------ SUPPLIED DATA ------

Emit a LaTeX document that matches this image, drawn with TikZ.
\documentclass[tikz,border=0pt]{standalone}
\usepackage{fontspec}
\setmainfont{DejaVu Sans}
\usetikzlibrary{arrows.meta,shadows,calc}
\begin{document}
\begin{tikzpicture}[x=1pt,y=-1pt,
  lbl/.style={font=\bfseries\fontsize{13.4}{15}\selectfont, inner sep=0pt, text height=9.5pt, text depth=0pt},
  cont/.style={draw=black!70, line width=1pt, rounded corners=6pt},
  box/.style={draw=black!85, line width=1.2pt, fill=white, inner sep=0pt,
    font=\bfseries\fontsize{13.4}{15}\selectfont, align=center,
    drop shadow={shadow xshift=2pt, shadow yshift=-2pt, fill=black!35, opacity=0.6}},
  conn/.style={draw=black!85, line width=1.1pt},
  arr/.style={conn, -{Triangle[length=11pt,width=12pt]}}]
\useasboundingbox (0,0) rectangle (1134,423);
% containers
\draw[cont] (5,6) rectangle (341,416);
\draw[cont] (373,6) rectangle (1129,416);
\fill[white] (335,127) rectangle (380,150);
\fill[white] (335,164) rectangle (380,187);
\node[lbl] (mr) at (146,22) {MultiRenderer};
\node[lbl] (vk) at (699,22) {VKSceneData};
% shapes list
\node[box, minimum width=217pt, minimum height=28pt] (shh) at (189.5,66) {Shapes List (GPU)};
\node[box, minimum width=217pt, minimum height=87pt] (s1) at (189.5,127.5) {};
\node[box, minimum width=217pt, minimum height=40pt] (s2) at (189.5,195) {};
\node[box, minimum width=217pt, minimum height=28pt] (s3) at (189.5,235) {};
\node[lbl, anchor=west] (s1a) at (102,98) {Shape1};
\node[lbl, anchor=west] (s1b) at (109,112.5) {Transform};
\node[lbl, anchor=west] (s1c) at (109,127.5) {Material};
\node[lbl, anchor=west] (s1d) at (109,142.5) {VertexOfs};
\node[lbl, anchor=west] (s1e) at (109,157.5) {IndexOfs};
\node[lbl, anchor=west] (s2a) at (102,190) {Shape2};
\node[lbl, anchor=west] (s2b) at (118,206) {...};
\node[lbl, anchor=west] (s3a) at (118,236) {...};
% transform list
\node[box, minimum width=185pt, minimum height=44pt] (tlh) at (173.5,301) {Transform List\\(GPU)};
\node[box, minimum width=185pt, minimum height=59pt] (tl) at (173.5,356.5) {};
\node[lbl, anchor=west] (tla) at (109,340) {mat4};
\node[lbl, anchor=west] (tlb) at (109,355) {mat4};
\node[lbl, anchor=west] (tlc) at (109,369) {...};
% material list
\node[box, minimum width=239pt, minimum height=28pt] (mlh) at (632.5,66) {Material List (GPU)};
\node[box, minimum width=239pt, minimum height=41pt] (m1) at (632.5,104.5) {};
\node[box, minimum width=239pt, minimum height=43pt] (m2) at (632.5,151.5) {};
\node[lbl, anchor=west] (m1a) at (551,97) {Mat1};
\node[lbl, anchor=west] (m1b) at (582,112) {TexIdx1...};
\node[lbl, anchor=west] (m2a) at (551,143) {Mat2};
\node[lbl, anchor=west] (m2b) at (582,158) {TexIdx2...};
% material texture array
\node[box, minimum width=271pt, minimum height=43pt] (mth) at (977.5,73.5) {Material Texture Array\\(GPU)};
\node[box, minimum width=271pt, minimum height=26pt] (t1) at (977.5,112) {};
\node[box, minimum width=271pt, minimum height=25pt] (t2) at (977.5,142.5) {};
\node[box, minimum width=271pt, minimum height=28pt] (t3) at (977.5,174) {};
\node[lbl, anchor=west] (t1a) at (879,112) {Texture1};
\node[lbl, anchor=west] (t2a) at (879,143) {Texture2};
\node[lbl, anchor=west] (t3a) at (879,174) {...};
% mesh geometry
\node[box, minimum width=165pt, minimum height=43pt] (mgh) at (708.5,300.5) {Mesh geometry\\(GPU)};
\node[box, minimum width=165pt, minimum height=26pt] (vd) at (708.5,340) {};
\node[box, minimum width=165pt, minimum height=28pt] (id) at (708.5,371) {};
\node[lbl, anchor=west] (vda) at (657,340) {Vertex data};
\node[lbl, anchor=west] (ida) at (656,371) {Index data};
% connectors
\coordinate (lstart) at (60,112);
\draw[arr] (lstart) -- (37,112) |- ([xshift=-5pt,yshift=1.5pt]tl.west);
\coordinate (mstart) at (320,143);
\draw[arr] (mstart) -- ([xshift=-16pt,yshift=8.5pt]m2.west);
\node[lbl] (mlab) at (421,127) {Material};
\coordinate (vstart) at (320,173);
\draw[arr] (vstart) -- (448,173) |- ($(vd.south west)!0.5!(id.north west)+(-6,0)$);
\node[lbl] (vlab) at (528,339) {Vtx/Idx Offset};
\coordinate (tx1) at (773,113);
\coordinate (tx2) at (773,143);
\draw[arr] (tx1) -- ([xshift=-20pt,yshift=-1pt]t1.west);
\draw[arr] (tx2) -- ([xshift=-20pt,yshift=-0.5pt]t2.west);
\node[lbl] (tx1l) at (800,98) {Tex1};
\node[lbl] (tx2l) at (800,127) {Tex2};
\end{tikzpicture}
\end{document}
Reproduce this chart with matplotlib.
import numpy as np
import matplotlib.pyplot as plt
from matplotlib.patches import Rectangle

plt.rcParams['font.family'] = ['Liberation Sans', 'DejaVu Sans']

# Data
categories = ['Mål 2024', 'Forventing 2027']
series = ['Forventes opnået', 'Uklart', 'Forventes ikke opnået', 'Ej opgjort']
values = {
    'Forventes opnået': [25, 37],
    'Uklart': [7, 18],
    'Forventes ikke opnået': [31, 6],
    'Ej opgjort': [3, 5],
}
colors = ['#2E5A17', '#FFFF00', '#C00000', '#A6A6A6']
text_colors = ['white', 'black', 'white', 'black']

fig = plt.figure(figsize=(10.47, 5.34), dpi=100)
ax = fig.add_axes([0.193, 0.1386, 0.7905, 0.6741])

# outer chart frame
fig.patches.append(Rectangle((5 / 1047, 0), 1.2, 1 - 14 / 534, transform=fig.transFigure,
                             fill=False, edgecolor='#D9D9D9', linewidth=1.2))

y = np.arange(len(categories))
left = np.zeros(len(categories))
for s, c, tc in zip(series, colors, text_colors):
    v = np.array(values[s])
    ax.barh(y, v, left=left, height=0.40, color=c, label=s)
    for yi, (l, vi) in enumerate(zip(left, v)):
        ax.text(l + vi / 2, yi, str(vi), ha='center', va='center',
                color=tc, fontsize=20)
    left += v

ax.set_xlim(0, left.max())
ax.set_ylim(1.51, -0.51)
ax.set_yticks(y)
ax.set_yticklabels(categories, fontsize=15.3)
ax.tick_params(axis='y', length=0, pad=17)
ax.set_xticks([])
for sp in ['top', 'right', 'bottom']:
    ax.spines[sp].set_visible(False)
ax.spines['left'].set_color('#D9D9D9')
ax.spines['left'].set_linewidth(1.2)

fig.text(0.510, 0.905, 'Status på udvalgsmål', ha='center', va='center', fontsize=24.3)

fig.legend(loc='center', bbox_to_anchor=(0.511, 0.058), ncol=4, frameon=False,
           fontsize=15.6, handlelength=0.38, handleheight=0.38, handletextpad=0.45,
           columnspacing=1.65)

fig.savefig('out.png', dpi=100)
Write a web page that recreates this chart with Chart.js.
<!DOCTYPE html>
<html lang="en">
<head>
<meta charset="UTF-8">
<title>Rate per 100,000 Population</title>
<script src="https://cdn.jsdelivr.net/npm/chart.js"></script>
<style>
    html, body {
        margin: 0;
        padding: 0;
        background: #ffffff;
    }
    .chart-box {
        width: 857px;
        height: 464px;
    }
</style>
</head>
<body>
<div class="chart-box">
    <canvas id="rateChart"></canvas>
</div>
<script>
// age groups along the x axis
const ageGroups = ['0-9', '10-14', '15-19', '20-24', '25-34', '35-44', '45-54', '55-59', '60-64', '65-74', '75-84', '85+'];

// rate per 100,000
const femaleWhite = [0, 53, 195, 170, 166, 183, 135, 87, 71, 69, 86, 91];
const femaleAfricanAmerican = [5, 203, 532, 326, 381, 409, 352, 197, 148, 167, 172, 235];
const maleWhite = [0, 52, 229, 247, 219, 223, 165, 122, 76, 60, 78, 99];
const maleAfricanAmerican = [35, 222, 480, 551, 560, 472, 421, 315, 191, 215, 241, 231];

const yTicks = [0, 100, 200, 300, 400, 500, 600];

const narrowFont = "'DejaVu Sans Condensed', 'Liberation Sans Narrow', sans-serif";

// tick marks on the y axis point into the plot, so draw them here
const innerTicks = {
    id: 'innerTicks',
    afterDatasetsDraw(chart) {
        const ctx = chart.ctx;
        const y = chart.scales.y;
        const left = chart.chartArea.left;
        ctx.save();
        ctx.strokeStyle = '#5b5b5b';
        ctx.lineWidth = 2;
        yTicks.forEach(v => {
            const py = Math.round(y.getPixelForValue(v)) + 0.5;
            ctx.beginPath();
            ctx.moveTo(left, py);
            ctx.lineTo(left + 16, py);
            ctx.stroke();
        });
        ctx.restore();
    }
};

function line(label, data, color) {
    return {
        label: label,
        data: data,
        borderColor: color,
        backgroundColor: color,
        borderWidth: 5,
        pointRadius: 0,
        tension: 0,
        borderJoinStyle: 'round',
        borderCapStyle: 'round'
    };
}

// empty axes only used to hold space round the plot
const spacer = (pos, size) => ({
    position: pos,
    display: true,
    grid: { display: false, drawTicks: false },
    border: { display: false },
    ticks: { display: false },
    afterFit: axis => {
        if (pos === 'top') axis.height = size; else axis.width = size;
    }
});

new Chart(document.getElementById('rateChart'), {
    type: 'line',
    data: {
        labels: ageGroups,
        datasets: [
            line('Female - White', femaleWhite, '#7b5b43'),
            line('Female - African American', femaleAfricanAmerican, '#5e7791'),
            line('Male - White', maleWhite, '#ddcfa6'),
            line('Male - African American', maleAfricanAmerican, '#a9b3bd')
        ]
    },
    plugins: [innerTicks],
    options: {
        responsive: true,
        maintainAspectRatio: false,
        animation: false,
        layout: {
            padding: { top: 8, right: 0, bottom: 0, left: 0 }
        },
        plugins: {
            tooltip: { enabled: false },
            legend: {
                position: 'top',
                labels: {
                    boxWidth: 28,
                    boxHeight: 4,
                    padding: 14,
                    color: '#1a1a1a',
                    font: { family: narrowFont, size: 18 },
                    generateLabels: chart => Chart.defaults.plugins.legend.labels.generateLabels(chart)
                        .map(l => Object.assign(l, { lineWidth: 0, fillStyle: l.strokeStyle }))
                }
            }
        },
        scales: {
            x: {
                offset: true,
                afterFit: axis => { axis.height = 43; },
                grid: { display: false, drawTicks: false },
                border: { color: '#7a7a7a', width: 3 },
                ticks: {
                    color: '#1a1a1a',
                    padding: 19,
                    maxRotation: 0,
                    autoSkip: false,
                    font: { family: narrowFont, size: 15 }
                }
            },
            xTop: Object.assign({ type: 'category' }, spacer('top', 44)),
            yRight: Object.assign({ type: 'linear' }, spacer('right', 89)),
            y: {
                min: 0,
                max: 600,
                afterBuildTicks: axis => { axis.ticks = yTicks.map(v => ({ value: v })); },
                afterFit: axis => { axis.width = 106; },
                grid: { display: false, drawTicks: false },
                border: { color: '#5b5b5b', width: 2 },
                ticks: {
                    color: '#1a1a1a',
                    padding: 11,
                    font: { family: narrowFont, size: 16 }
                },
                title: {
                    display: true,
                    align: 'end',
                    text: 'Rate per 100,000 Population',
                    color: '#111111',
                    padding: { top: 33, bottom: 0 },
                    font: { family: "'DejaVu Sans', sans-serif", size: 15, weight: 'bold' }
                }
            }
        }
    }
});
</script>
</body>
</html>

------

◆ **SHORT PROBLEM**: Find each line holding the string "that" and copy it out.

◆ **IN RESPONSE**:
Emit a LaTeX document that matches this image, drawn with TikZ.
Write a web page that recreates this chart with Chart.js.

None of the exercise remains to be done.